The Italian Futurist Filippo Tommaso Marinetti carried the idea of using words as visual elements even further. In works like his Tumultuous Assembly (1919), all sorts of typographic elements appear scattered across the surface of the page to create an unprecedented visual effect: that of parole in libertà—words freed from the rules of language, ready to catch the eye of the beholder. This comes in the wake of Stéphane Mallarmé,1 for whom the unusual arrangement of the lines of the poem meant a way of forcing other reading behaviors, but ultimately it was still about reading. Here, there is no grammar, there are only shapes—what we see is an object in and of itself, as paintings are.

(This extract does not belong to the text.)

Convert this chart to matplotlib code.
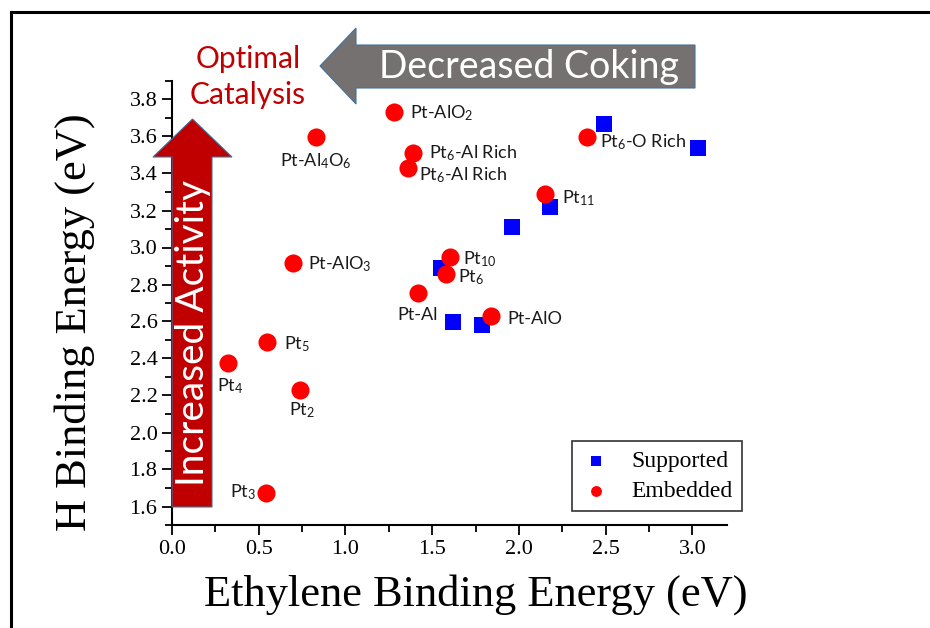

This radical line of research, one that seeks to deactivate linguistic sense and reinforce visual expressiveness instead, gained particular momentum with the arrival of the post-World War II Conceptualisms.2 In the 1960s, for example, the Brazilian artist Mira Schendel produced a series of drawings where the “utmost redundancy,” wrote the poet Haroldo de Campos, “begins to produce original information.”3 However, this is the kind of information that brings no more certainty than a landscape would. For her so-called “Graphic Objects” Schendel chose a very thin Japanese paper, whose translucency was heightened by presenting them hanging from the ceiling. The works had neither front nor back; as they floated, they became constellations of signs, “of bee-like letters swarming” around, as Campos wrote. Their semantic value was thus replaced by starry patterns that here and there unveiled hints of words, or quasi-words.
Since then, words have never left the visual sphere, and the work of many contemporary artists can be placed, albeit temporarily, in this territory where the enunciable and the visible converge. Some of them use words merely as a form of texture or pattern—as Jasper Johns did with his “Alphabets.”4 Others are known for their thought-provoking use of language, where slogans and striking phrases engage viewers and prompt them to think about social, political, or cultural issues—Barbara Kruger, Jenny Holzer, and Lawrence Weiner immediately come to mind here.

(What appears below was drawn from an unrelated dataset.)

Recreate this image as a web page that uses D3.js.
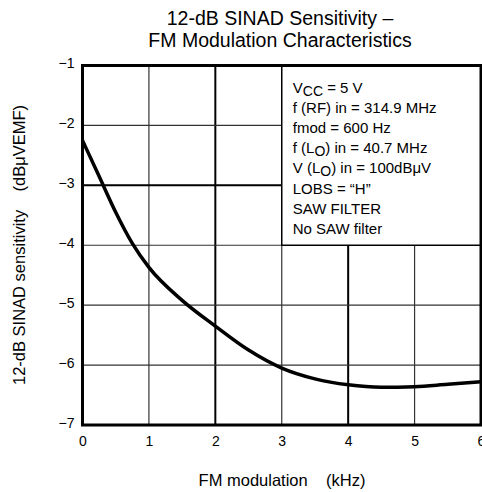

And there are also the ones who have developed a very personal visual notion of graphic space. In Gurgles, sucks, echoes (1992), artist Roni Horn presents us with a drawing of three bright orange words—“gurgles, sucks, echoes”—against a black background. Again, we are able to read those words as sounds, but why would we do that, if they lead us nowhere? Or do they? Those “were mostly just pictures of words,” Horn said once in an interview.5 “I don’t really think of them as visualizing the content of the word, necessarily, or the meaning of the word,” she added. The image is already delicious as is—but it becomes even more so, because, as the artist remarked, “every time I use that phrase, it’s like eating, like savoring something.”6
Some artists, then, choose to include animals, houses, portraits in their works; this allows them to talk about themselves and the world they live in. Others use words as images, because sometimes, as Campos wisely observed, “a whole metaphoric cosmos is contained in a single word.”7
- Stéphane Mallarmé is considered the father of experimental poetry. His work “Un coup de dés jamais n’abolira le hasard,” created in 1897, represented a revolution in the world of poetry because it completely broke with traditional typographic conventions.
- In the plural form, because there was not one, but many, throughout the world.
- Fragment of Haroldo de Campos’s untitled poem that appeared in the catalogue Mira Schendel (Museu de Arte Moderna do Rio de Janeiro, May 1966).
- He did the first of these paintings, where colored letters, displayed alphabetically, fill the space completely, in 1956.
- Published on Art21.org in November 2011.
- Ibid.
- Haroldo de Campos, “A Obra de Arte Aberta” (São Paulo, 1955).